Four Simple Words...
Linguists contend that what we say and how we say it is a mirror - of beliefs, of culture, of everything that defines us as human beings. That is why I found myself several years ago turning four simple words over in my mind like a worry stone: manages as a resource.
I first heard those four words from a Forest Service manager. As in, manage the river as a resource, or manage the forest as a resource. Then I heard the words at the Division of Wildlife's (DWR) Regional Advisory Council (RAC) meetings. I heard them every time I attempted to discuss an issue with an employee of the DWR, the Forest Service, with anyone involved with "managing the land."
The words became like a needle stuck in the groove of an old 45. They were at the heart of something vital, yet, as someone with little experience working on environmental issues, I couldn't put my finger on it.
That was until I understood that the term "resource" means something useful only to us: recreation, energy, lumber, meat. I was up against the language of resource economists-- language that converts ecology into input- output models, forests into commodity production systems, and uses metaphors of human economy in referring to Nature.

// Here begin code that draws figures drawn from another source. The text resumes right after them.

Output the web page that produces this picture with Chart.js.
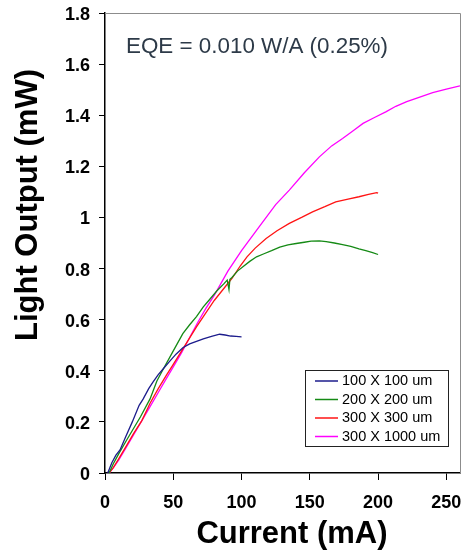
<!DOCTYPE html>
<html>
<head>
<meta charset="utf-8">
<title>Light Output vs Current</title>
<script src="https://cdn.jsdelivr.net/npm/chart.js@4.4.0/dist/chart.umd.min.js"></script>
<style>
  html, body { margin: 0; padding: 0; background: #fff; }
  canvas { display: block; }
</style>
</head>
<body>
<canvas id="liChart" width="466" height="557"></canvas>
<script>
// L-I curves for four device sizes (current in mA, output in mW)
const sizes = ['100 X 100 um', '200 X 200 um', '300 X 300 um', '300 X 1000 um'];
const colors = ['#1c1c8c', '#158a15', '#ff1414', '#ff00ff'];

const current100 = [2, 5, 8, 11, 15, 20, 25, 28, 32, 35, 39, 43, 47, 52, 57, 62, 67, 72, 78, 84, 88, 92, 96, 100];
const output100 = [0, 0.04, 0.07, 0.09, 0.14, 0.2, 0.265, 0.29, 0.33, 0.355, 0.385, 0.41, 0.435, 0.465, 0.49, 0.505, 0.515, 0.525, 0.535, 0.543, 0.54, 0.536, 0.535, 0.533];

const current200 = [3, 6, 10, 16, 21, 26, 33, 38, 42, 49, 57, 62, 67, 72, 76, 82, 87, 89.5, 90.8, 91.5, 93, 97, 101, 106, 111, 116, 122, 128, 134, 140, 146, 151, 157, 162, 168, 174, 180, 186, 191, 196, 200];
const output200 = [0, 0.035, 0.075, 0.13, 0.175, 0.22, 0.29, 0.36, 0.4, 0.468, 0.545, 0.58, 0.612, 0.65, 0.675, 0.713, 0.74, 0.755, 0.718, 0.758, 0.765, 0.79, 0.807, 0.828, 0.846, 0.857, 0.87, 0.884, 0.893, 0.898, 0.903, 0.907, 0.908, 0.905, 0.9, 0.894, 0.887, 0.877, 0.87, 0.862, 0.855];

const current300 = [3, 6, 10, 15, 21, 27, 33, 39, 45, 50, 55, 61, 67, 73, 80, 86, 93, 99, 104, 110, 118, 126, 135, 144, 152, 161, 169, 178, 186, 193, 199, 200];
const output300 = [0, 0.02, 0.055, 0.1, 0.155, 0.205, 0.273, 0.33, 0.383, 0.425, 0.468, 0.52, 0.572, 0.62, 0.675, 0.715, 0.762, 0.81, 0.846, 0.88, 0.918, 0.948, 0.977, 1.0, 1.022, 1.042, 1.061, 1.072, 1.081, 1.09, 1.097, 1.095];

const current1000 = [3, 6, 10, 15, 21, 27, 33, 39, 45, 50, 56, 62, 68, 74, 80, 90, 100, 113, 125, 135, 146, 157, 166, 174, 182, 189, 197, 206, 213, 221, 230, 240, 250, 260];
const output1000 = [0, 0.02, 0.05, 0.095, 0.15, 0.205, 0.26, 0.315, 0.37, 0.415, 0.47, 0.53, 0.59, 0.645, 0.695, 0.79, 0.87, 0.964, 1.05, 1.107, 1.175, 1.237, 1.28, 1.309, 1.34, 1.368, 1.39, 1.414, 1.435, 1.453, 1.47, 1.488, 1.502, 1.515];

const currentTicks = [0, 50, 100, 150, 200, 250];
const outputTicks = [0, 0.2, 0.4, 0.6, 0.8, 1, 1.2, 1.4, 1.6, 1.8];

const seriesX = [current100, current200, current300, current1000];
const seriesY = [output100, output200, output300, output1000];

const FONT = "'Liberation Sans', Arial, Helvetica, sans-serif";

const datasets = sizes.map((label, i) => ({
    label: label,
    data: seriesX[i].map((x, j) => ({ x: x, y: seriesY[i][j] })),
    borderColor: colors[i],
    backgroundColor: colors[i],
    borderWidth: 1.3,
    pointRadius: 0,
    showLine: true,
    fill: false,
    tension: 0
}));

// gray frame on top/right, axis titles, EQE note and the boxed legend
const decorations = {
    id: 'decorations',
    afterDraw(chart) {
        const ctx = chart.ctx;
        const area = chart.chartArea;
        ctx.save();

        ctx.strokeStyle = '#8c8c8c';
        ctx.lineWidth = 1;
        ctx.beginPath();
        ctx.moveTo(area.left, area.top + 0.5);
        ctx.lineTo(area.right + 0.5, area.top + 0.5);
        ctx.lineTo(area.right + 0.5, area.bottom);
        ctx.stroke();

        ctx.fillStyle = '#000';
        ctx.font = 'bold 31px ' + FONT;
        ctx.textAlign = 'center';
        ctx.textBaseline = 'middle';
        ctx.fillText('Current (mA)', 292, 534);

        ctx.save();
        ctx.translate(28, 205);
        ctx.rotate(-Math.PI / 2);
        ctx.fillText('Light Output (mW)', 0, 0);
        ctx.restore();

        ctx.fillStyle = '#2d3a48';
        ctx.font = '22.4px ' + FONT;
        ctx.textAlign = 'left';
        ctx.fillText('EQE = 0.010 W/A (0.25%)', 126, 47);

        // legend
        const box = { x: 305.5, y: 370.5, w: 143, h: 76 };
        ctx.fillStyle = '#fff';
        ctx.fillRect(box.x, box.y, box.w, box.h);
        ctx.strokeStyle = '#222';
        ctx.lineWidth = 1;
        ctx.strokeRect(box.x, box.y, box.w, box.h);
        ctx.font = '14.5px ' + FONT;
        chart.data.datasets.forEach((ds, i) => {
            const y = 381 + i * 18.5;
            ctx.strokeStyle = ds.borderColor;
            ctx.lineWidth = 1.5;
            ctx.beginPath();
            ctx.moveTo(315, y);
            ctx.lineTo(338, y);
            ctx.stroke();
            ctx.fillStyle = '#000';
            ctx.fillText(ds.label, 342, y);
        });

        ctx.restore();
    }
};

const ctx = document.getElementById('liChart').getContext('2d');

let chart = new Chart(ctx, {
    type: 'scatter',
    data: { datasets: datasets },
    plugins: [decorations],
    options: {
        responsive: false,
        animation: false,
        devicePixelRatio: 1,
        layout: { padding: { top: 13, right: 6, left: 0, bottom: 0 } },
        plugins: {
            legend: { display: false },
            tooltip: { enabled: false }
        },
        scales: {
            x: {
                type: 'linear',
                min: 0,
                max: 260,
                afterBuildTicks: s => { s.ticks = currentTicks.map(v => ({ value: v })); },
                afterFit: s => {
                    s.height = 84;
                    s.paddingLeft = 0;
                    s.paddingRight = 0;
                },
                grid: { drawOnChartArea: false, drawTicks: true, tickLength: 7, color: '#000' },
                border: { color: '#000', width: 1.5 },
                ticks: {
                    color: '#000',
                    padding: 12,
                    maxRotation: 0,
                    font: { family: FONT, size: 18, weight: 'bold' },
                    callback: v => String(v)
                }
            },
            y: {
                type: 'linear',
                min: 0,
                max: 1.8,
                afterBuildTicks: s => { s.ticks = outputTicks.map(v => ({ value: v })); },
                afterFit: s => {
                    s.width = 105;
                    s.paddingTop = 0;
                    s.paddingBottom = 0;
                },
                grid: { drawOnChartArea: false, drawTicks: true, tickLength: 6, color: '#000' },
                border: { color: '#000', width: 1.5 },
                ticks: {
                    color: '#000',
                    padding: 9,
                    labelOffset: 2,
                    font: { family: FONT, size: 18, weight: 'bold' },
                    callback: v => String(Number(v.toFixed(1)))
                }
            }
        }
    }
});
</script>
</body>
</html>
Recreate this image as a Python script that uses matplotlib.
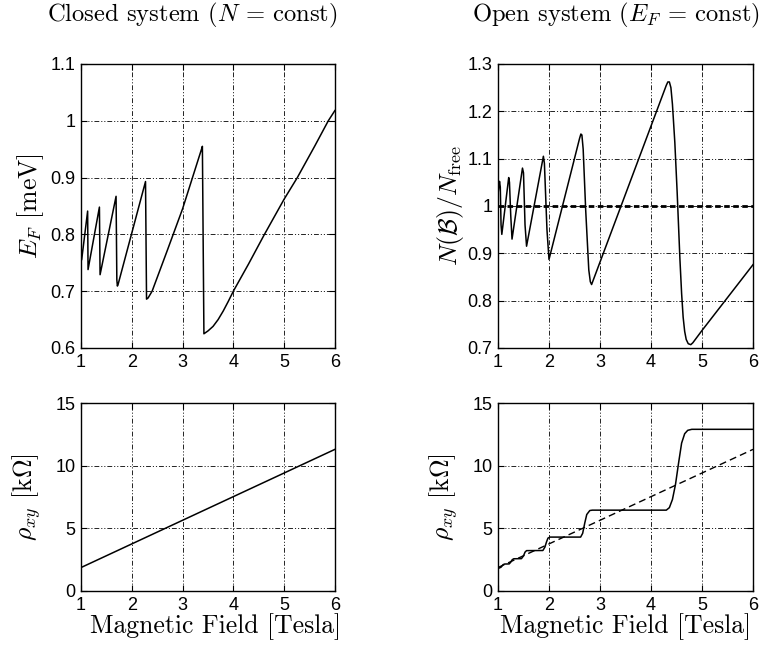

I have been pinned to the wall in Forest Service and RAC meetings. I have even been stopped in the grocery store, repeatedly asked what precisely my personal interest is in preserving wildness, in protecting indigenous species. I don't hunt, I'm not a rancher, I'm not an oil baroness: why should I care? And every time, words fail me. Without the technical expertise to argue in precise "expert" terms, I often feel angry and impotent. More often than not, I feel beaten by "the system."
The words that I want to say are more like scripture, like the language of life itself. They are messy, repetitive, terrifying, often deeply sensual, full of tragic twists and unaccountable grandeurs.
I want to say that this wild place we call the Uintas is my home. That the Uintas are a place where there are not just trees, but trees that I know in particular. Not just screech owls, but the one that woos me each evening from atop a dead Ponderosa outside my bedroom window. That to ask what good are pine martens or cougars in the Uintas is like asking what good are sisters, brothers, or friends. That the Uintas are so acutely precious that to speak of them in presumptively objective terms is painful. And that somehow, sitting in a closed room and using the language of resource economy, robs the Uintas, at least for the moment, of their magical, mortal, sensual permutations.
But when I use my language, I see eyes roll back in heads. I am labeled as sentimental, irrational, unrealistic. Some label me as crazy.
There are times that I think of going to graduate school, of learning their language, of inculcating myself into their tribe. I think of becoming a Trojan horse, a stowaway on their ship with a radically different set of values.
Then a voice deep inside tells me no. In thinking that any good can come from my going to graduate school, I am committing the common mistake of placing man at the center of a model, man at the center of metaphor. I know that it is not me, not HUPC, not resource economists, not any of us, who are capable of making the land whole again, but rather the land, fragmented as it is, hurt though it may be, that is still giving and nurturing, still laboring- if only we engage with it; if only we love it, that will make us whole, make us fully alive again.
In the end, I believe that objectivity is no match for passion. Yet however much passion for the natural world we have, I have come to know that human words are not fit to describe it. And however much passion we have, it's probably not enough yet.